Three cast members of the Broadway play “Leopoldstadt” are opening up about the show’s powerful resonance today.
The Tom Stoppard play, which opened on Broadway in October, tells the story of a Jewish family in Vienna over 50 years, beginning in 1899 and following the family as they reckon with the aftermath of World World II and the horrors of the Holocaust.
Stoppard, 85, based the play on his own family's experiences before, during and after the war.
“We’re telling a story about not just Jews, but about humanity, and the forces that would tear that apart,” cast member David Krumholtz told Harry Smith on TODAY, in an interview airing on Jan. 27, International Holocaust Remembrance Day.
When the play begins at the end of the 19th century, the wealthy, fictional Viennese family at the heart of the story has no idea what they will face over the coming decades, something that resonated with cast member Jenna Augen.
“I just think the sense of safety at the beginning of the play is something we feel,” she said. “And I think that should make us think.”
"To honor the memory we’re trying to honor here ... I think it’s quite important," she said through tears.
While the play covers past events, cast member Brandon Uranowitz said the story also informs people’s modern experiences of anti-Semitism.
“My father — I was always so tuned in to how acutely he felt anti-Semitism,” he said. “Everywhere he went, there was someone that he sensed in his periphery ... just (thinking), ‘Jew.’ And now because of this play, I feel it.”
Anti-Semitism is on the rise in the United States.

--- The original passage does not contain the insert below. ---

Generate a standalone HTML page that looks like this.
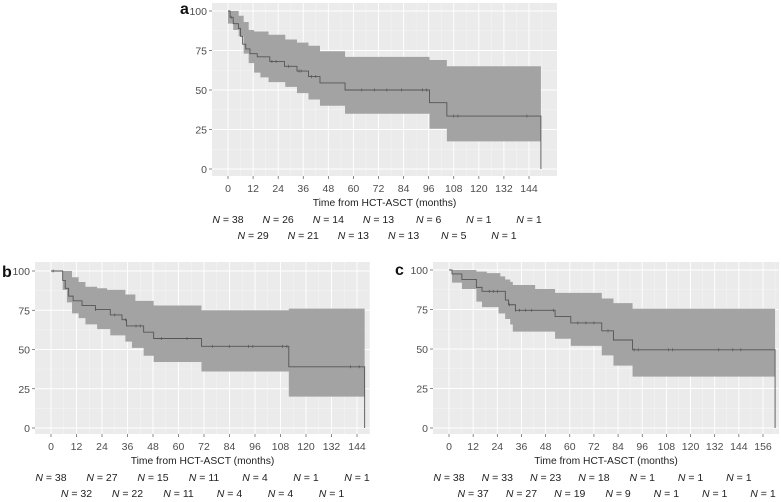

Eighty-five percent of Americans believe at least one anti-Jewish trope, or stereotype, according to a January 2023 study by the Anti-Defamation League’s Center for Antisemitism Research.
Knowledge of the Holocaust is also falling among younger generations.
A 2020 survey commissioned by the Conference on Jewish Material Claims Against Germany found that nearly two thirds of millennial and Gen Z respondents were not aware that 6 million Jews died in the Holocaust.
Eleven percent of survey respondents even said they believed that Jews had caused the Holocaust.
In light of these statistics, Uranowitz believes “Leopoldstadt” can play a vital role in educating people about this horrific period of history.
“There’s truly nothing else that I could imagine doing right now than doing this play,” he said. “And what’s been fascinating to me is that people with red eyes and wet cheeks that I see outside the theater are, yes, family of survivors, survivors themselves, Jews.
“But more than that, it’s non-Jews who say, ‘I had no idea,’” he continued. “‘I had no idea.’ And it just proves to me how vital this story is right now.”
Looking out onto the audience each night, Uranowitz sees a kind of unity. “There’s people packing this audience every single night to cheer alongside us to stand and be counted in the fight against racism, antisemitism and prejudice," he says.
He added he believes the play brings the tragedy home on a human level.
"The takeaway from this play is that, yes, there was tragedy. Yes, there was the ultimate horror," he said. "What makes it tragic, what makes it horrific, is that these were people with lives, with meaning, with relationships and with love."